═════ Dataset excerpt
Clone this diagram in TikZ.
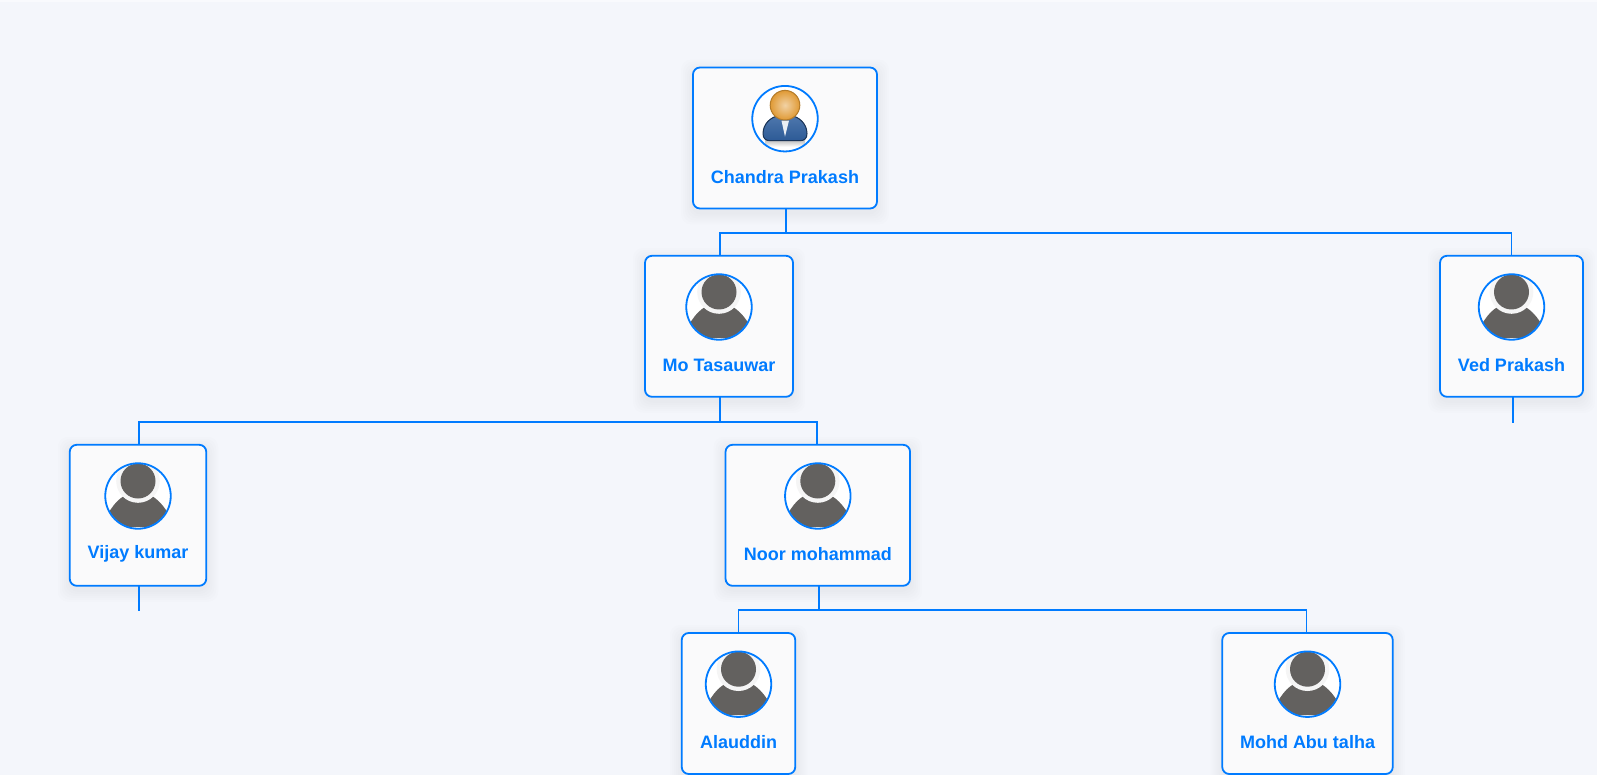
\documentclass[tikz,border=0pt]{standalone}
\usepackage{fontspec}
\setmainfont{Liberation Sans}
\usetikzlibrary{positioning,calc}
\definecolor{orgblue}{HTML}{007BFF}
\definecolor{orgback}{HTML}{F4F6FB}
\definecolor{orgcard}{HTML}{FAFAFB}
\definecolor{orgface}{HTML}{63615F}
\definecolor{orggold}{HTML}{E09A35}
\definecolor{orgsuit}{HTML}{2F5F9E}
\tikzset{
  card/.style     ={draw=orgblue, fill=orgcard, line width=1.8pt, rounded corners=7pt,
                    inner sep=0pt, outer sep=0pt, minimum height=141pt},
  cardshade/.style={fill=black, opacity=0.008, rounded corners=10pt},
  portrait/.style ={circle, draw=orgblue, line width=1.8pt, minimum size=65.5pt,
                    inner sep=0pt, outer sep=0pt},
  cardname/.style ={font=\fontsize{18}{21}\selectfont\bfseries, text=orgblue, inner sep=0pt},
  orglink/.style  ={draw=orgblue, line width=1.8pt},
}
\newcommand{\plainface}[1]{%
  \begin{scope}[shift={(facecentre#1)}]
    \clip (0,0) circle (32.2);
    \fill[white] (0,0) circle (32.2);
    \fill[orgface] (-32,20) -- (-27,13) .. controls (-23,7) and (-19,3) .. (-14,0) -- (14,0)
      .. controls (19,3) and (24,8) .. (28,14) -- (32,20) -- (32,31) -- (-32,31) -- cycle;
    \fill[white!96!black] (0,-15) circle (21.8);
    \fill[orgface] (0,-15) circle (17.5);
  \end{scope}}
\newcommand{\suitface}[1]{%
  \begin{scope}[shift={(facecentre#1)}]
    \fill[white] (0,0) circle (32.2);
    \shade[top color=gray!55, bottom color=white] (-20,21) rectangle (20,28);
    \fill[draw=orgsuit!55!black, line width=1pt, top color=orgsuit!85, bottom color=orgsuit!95!black]
      (-22,15) .. controls (-22,5) and (-14,-2) .. (-6,-3) -- (6,-3)
      .. controls (14,-2) and (22,5) .. (22,15) .. controls (22,20) and (19,22) .. (15,22)
      -- (-15,22) .. controls (-19,22) and (-22,20) .. (-22,15) -- cycle;
    \fill[white!90!orgsuit] (-3.5,2) -- (4,2) -- (0,18) -- cycle;
    \shade[inner color=orggold!45!white, outer color=orggold, draw=orggold!80!black, line width=1pt]
      (0,-13.5) circle (14.8);
  \end{scope}}
% id, centre x, centre y, width, label, face
\newcommand{\personcard}[6]{%
  \foreach \grow in {12,10,8,6,4,2}{
    \fill[cardshade] ($(#2,#3+4)+(-#4/2-\grow,-70.5-\grow)$) rectangle ($(#2,#3+4)+(#4/2+\grow,70.5+\grow)$);}
  \node[card, minimum width=#4pt] (#1) at (#2,#3) {};
  \coordinate (facecentre#1) at (#2,#3-19.3);
  #6{#1}
  \node[portrait] (portrait#1) at (facecentre#1) {};
  \node[cardname] (name#1) at (#2,#3+39) {#5};}

\begin{document}
\begin{tikzpicture}[x=1pt,y=-1pt]
  \useasboundingbox (0,0) rectangle (1597,775);
  \fill[orgback] (0,0) rectangle (1597,775);
  \fill[white!50!orgback] (0,0) rectangle (1597,2);

  \personcard{root}{785}{138}{184}{Chandra Prakash}{\suitface}
  \personcard{tasauwar}{719}{326.3}{148}{Mo Tasauwar}{\plainface}
  \personcard{ved}{1511.5}{326.3}{143}{Ved Prakash}{\plainface}
  \personcard{vijay}{138}{515.3}{136.5}{Vijay kumar}{\plainface}
  \personcard{noor}{817.8}{515.3}{184.5}{Noor mohammad}{\plainface}
  \personcard{alauddin}{738.5}{703.5}{113.5}{Alauddin}{\plainface}
  \personcard{abutalha}{1307.5}{703.5}{170.5}{Mohd Abu talha}{\plainface}

  \coordinate (joinroot) at (786,233);
  \coordinate (jointasauwar) at (720,422);
  \coordinate (joinnoor) at (819,610);
  \coordinate (stubved) at (1513,422.5);
  \coordinate (stubvijay) at (139,611);

  \draw[orglink] (root.south -| joinroot) -- (joinroot);
  \draw[orglink] ([xshift=1pt]tasauwar.north) |- (joinroot) -| (ved.north);
  \draw[orglink] (tasauwar.south -| jointasauwar) -- (jointasauwar);
  \draw[orglink] ([xshift=1pt]vijay.north) |- (jointasauwar) -| ([xshift=-1pt]noor.north);
  \draw[orglink] (noor.south -| joinnoor) -- (joinnoor);
  \draw[orglink] (alauddin.north) |- (joinnoor) -| ([xshift=-1pt]abutalha.north);
  \draw[orglink] (ved.south -| stubved) -- (stubved);
  \draw[orglink] (vijay.south -| stubvijay) -- (stubvijay);
\end{tikzpicture}
\end{document}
══════════
▶ Problem description
Omit every picture, then reproduce the rest of the listing exactly.

▶ The output
Clone this diagram in TikZ.
\documentclass[tikz,border=0pt]{standalone}
\usepackage{fontspec}
\setmainfont{Liberation Sans}
\usetikzlibrary{positioning,calc}
\definecolor{orgblue}{HTML}{007BFF}
\definecolor{orgback}{HTML}{F4F6FB}
\definecolor{orgcard}{HTML}{FAFAFB}
\definecolor{orgface}{HTML}{63615F}
\definecolor{orggold}{HTML}{E09A35}
\definecolor{orgsuit}{HTML}{2F5F9E}
\tikzset{
  card/.style     ={draw=orgblue, fill=orgcard, line width=1.8pt, rounded corners=7pt,
                    inner sep=0pt, outer sep=0pt, minimum height=141pt},
  cardshade/.style={fill=black, opacity=0.008, rounded corners=10pt},
  portrait/.style ={circle, draw=orgblue, line width=1.8pt, minimum size=65.5pt,
                    inner sep=0pt, outer sep=0pt},
  cardname/.style ={font=\fontsize{18}{21}\selectfont\bfseries, text=orgblue, inner sep=0pt},
  orglink/.style  ={draw=orgblue, line width=1.8pt},
}
\newcommand{\plainface}[1]{%
  \begin{scope}[shift={(facecentre#1)}]
    \clip (0,0) circle (32.2);
    \fill[white] (0,0) circle (32.2);
    \fill[orgface] (-32,20) -- (-27,13) .. controls (-23,7) and (-19,3) .. (-14,0) -- (14,0)
      .. controls (19,3) and (24,8) .. (28,14) -- (32,20) -- (32,31) -- (-32,31) -- cycle;
    \fill[white!96!black] (0,-15) circle (21.8);
    \fill[orgface] (0,-15) circle (17.5);
  \end{scope}}
\newcommand{\suitface}[1]{%
  \begin{scope}[shift={(facecentre#1)}]
    \fill[white] (0,0) circle (32.2);
    \shade[top color=gray!55, bottom color=white] (-20,21) rectangle (20,28);
    \fill[draw=orgsuit!55!black, line width=1pt, top color=orgsuit!85, bottom color=orgsuit!95!black]
      (-22,15) .. controls (-22,5) and (-14,-2) .. (-6,-3) -- (6,-3)
      .. controls (14,-2) and (22,5) .. (22,15) .. controls (22,20) and (19,22) .. (15,22)
      -- (-15,22) .. controls (-19,22) and (-22,20) .. (-22,15) -- cycle;
    \fill[white!90!orgsuit] (-3.5,2) -- (4,2) -- (0,18) -- cycle;
    \shade[inner color=orggold!45!white, outer color=orggold, draw=orggold!80!black, line width=1pt]
      (0,-13.5) circle (14.8);
  \end{scope}}
% id, centre x, centre y, width, label, face
\newcommand{\personcard}[6]{%
  \foreach \grow in {12,10,8,6,4,2}{
    \fill[cardshade] ($(#2,#3+4)+(-#4/2-\grow,-70.5-\grow)$) rectangle ($(#2,#3+4)+(#4/2+\grow,70.5+\grow)$);}
  \node[card, minimum width=#4pt] (#1) at (#2,#3) {};
  \coordinate (facecentre#1) at (#2,#3-19.3);
  #6{#1}
  \node[portrait] (portrait#1) at (facecentre#1) {};
  \node[cardname] (name#1) at (#2,#3+39) {#5};}

\begin{document}
\begin{tikzpicture}[x=1pt,y=-1pt]
  \useasboundingbox (0,0) rectangle (1597,775);
  \fill[orgback] (0,0) rectangle (1597,775);
  \fill[white!50!orgback] (0,0) rectangle (1597,2);

  \personcard{root}{785}{138}{184}{Chandra Prakash}{\suitface}
  \personcard{tasauwar}{719}{326.3}{148}{Mo Tasauwar}{\plainface}
  \personcard{ved}{1511.5}{326.3}{143}{Ved Prakash}{\plainface}
  \personcard{vijay}{138}{515.3}{136.5}{Vijay kumar}{\plainface}
  \personcard{noor}{817.8}{515.3}{184.5}{Noor mohammad}{\plainface}
  \personcard{alauddin}{738.5}{703.5}{113.5}{Alauddin}{\plainface}
  \personcard{abutalha}{1307.5}{703.5}{170.5}{Mohd Abu talha}{\plainface}

  \coordinate (joinroot) at (786,233);
  \coordinate (jointasauwar) at (720,422);
  \coordinate (joinnoor) at (819,610);
  \coordinate (stubved) at (1513,422.5);
  \coordinate (stubvijay) at (139,611);

  \draw[orglink] (root.south -| joinroot) -- (joinroot);
  \draw[orglink] ([xshift=1pt]tasauwar.north) |- (joinroot) -| (ved.north);
  \draw[orglink] (tasauwar.south -| jointasauwar) -- (jointasauwar);
  \draw[orglink] ([xshift=1pt]vijay.north) |- (jointasauwar) -| ([xshift=-1pt]noor.north);
  \draw[orglink] (noor.south -| joinnoor) -- (joinnoor);
  \draw[orglink] (alauddin.north) |- (joinnoor) -| ([xshift=-1pt]abutalha.north);
  \draw[orglink] (ved.south -| stubved) -- (stubved);
  \draw[orglink] (vijay.south -| stubvijay) -- (stubvijay);
\end{tikzpicture}
\end{document}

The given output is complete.